Sin derecho a sindicalizarse, sin reparto de utilidades, sin seguro
social, sin contratos estables y sin ninguno de los derechos que las
organizaciones de trabajadores le han arrancado al capital, estas señoras
no se benefician cuando las cifras macroeconómicas engordan. Reciben
un pequeño sueldo que les permite comer y seguir trabajando pero,
como he podido observar, no les permite ni siquiera tener ahorros o
algún tipo de previsión para las emergencias.
En
suma, los problema de fondo que el terremoto desnuda son la pobreza,
la exclusión, la injusticia y la desigualdad. Es decir, los mismos
problemas que la Comisión de la Verdad nos hizo ver que eran
causantes de 20 años de violencia. ¡Paradójico! El sismo ha
ocurrido pocos días antes de un nuevo aniversario de la entrega del
informe de la CVR. ¿Necesitamos un terremoto para removernos en serio
y entender por fin de qué va el asunto?
No
quiero dejar de decir que estos problemas estructurales están
relacionados con otra carencia grave que encontramos en Chincha: la
organización. En la mayoría de sitios a los que pude ir no había
una organización del barrio, que es un instrumento básico para
conquistar derechos y servicios. En aquellos en los que sí había
“dirigencia”, esta no contaba con la confianza de la población.

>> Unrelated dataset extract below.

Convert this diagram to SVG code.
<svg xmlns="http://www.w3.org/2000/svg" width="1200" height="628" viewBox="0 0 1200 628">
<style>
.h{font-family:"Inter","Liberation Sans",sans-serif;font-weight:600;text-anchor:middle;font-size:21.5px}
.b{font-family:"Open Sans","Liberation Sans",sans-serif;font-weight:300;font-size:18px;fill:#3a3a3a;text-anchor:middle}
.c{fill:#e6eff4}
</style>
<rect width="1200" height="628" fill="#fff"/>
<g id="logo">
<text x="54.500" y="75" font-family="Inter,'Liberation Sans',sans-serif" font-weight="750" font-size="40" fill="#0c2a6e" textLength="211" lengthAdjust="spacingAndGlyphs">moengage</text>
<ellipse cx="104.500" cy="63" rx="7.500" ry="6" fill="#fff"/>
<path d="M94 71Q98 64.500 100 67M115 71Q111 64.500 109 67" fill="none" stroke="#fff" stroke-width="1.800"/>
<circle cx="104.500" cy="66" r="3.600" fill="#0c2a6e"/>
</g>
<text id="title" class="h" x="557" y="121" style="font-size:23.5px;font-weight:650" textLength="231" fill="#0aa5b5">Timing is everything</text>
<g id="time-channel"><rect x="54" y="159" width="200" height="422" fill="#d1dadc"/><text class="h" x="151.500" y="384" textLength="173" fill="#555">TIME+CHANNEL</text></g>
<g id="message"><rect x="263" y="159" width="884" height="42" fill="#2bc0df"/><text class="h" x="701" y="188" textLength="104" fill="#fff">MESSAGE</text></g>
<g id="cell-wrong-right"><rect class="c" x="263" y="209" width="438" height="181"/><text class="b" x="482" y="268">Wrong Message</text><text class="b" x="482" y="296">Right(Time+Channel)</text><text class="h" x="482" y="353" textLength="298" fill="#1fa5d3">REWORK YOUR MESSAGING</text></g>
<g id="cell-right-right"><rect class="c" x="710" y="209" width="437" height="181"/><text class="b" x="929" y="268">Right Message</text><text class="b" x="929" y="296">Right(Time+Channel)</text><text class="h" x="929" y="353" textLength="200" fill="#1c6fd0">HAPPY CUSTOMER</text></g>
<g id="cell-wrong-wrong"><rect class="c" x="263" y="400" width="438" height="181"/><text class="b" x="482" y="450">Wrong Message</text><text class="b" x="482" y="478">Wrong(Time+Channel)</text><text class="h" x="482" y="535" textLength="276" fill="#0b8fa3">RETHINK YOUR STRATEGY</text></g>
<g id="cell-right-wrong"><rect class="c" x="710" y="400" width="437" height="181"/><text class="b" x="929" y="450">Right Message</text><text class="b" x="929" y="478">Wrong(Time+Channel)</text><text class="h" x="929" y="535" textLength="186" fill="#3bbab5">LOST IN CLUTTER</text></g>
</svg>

Es más: abundaban las denuncias de donaciones que habían sido
entregadas a los representantes pero que se habían “perdido” en
el camino. Las mismas corruptelas se atribuían también a los
alcaldes. En medio de la desorganización, la emergencia se transforma
en caos, la ayuda en caridad y la desesperación en pillaje. Solo una
población sólidamente organizada puede definir ella misma cuáles
son sus necesidades urgentes, quiénes son los vecinos más afectados
y cuál es la mejor manera en que el Estado o privados pueden
contribuir con la solución.
Nuestra
principal preocupación debería ser que las labores de emergencia no
se limiten a ponerle un yeso al tuberculoso. Se tiene que desarrollar
un trabajo de largo plazo que necesita empezar por el diálogo con los
pobladores y la organización de los mismos, y que busque no solo
paliar la necesidad de hoy, sino conseguir que en circunstancias
normales la torta se reparta equitativamente. Podría decir lo mismo
respecto de la urgente prevención en Lima, otra ciudad de muy
probable actividad sísimica. Como ya dije en un anterior artículo,
si en Lima tuviéramos un sismo de grado 7 no estaríamos contando
cientos sino miles o decenas de miles de muertos. Y, casi si dudas, la
mayoría de ellos serían de las zonas más empobrecidas de la ciudad.
Es
urgente invertir en muros, vías de acceso y otras obras de mitigación
de riesgo. Pero lo principal es evitar que “los pobres” se vean
empujados por la ciudad hacia los cerros y las partes más peligrosas.
No, digo mal: ¡lo principal es que no haya pobres ni ricos! Un país
con verdadera igualdad de oportunidades puede resistir cualquier
terremoto, sea en sentido geofísico o metafórico. Pero un país
injusto y excluyente se puede venir abajo al primer soplido.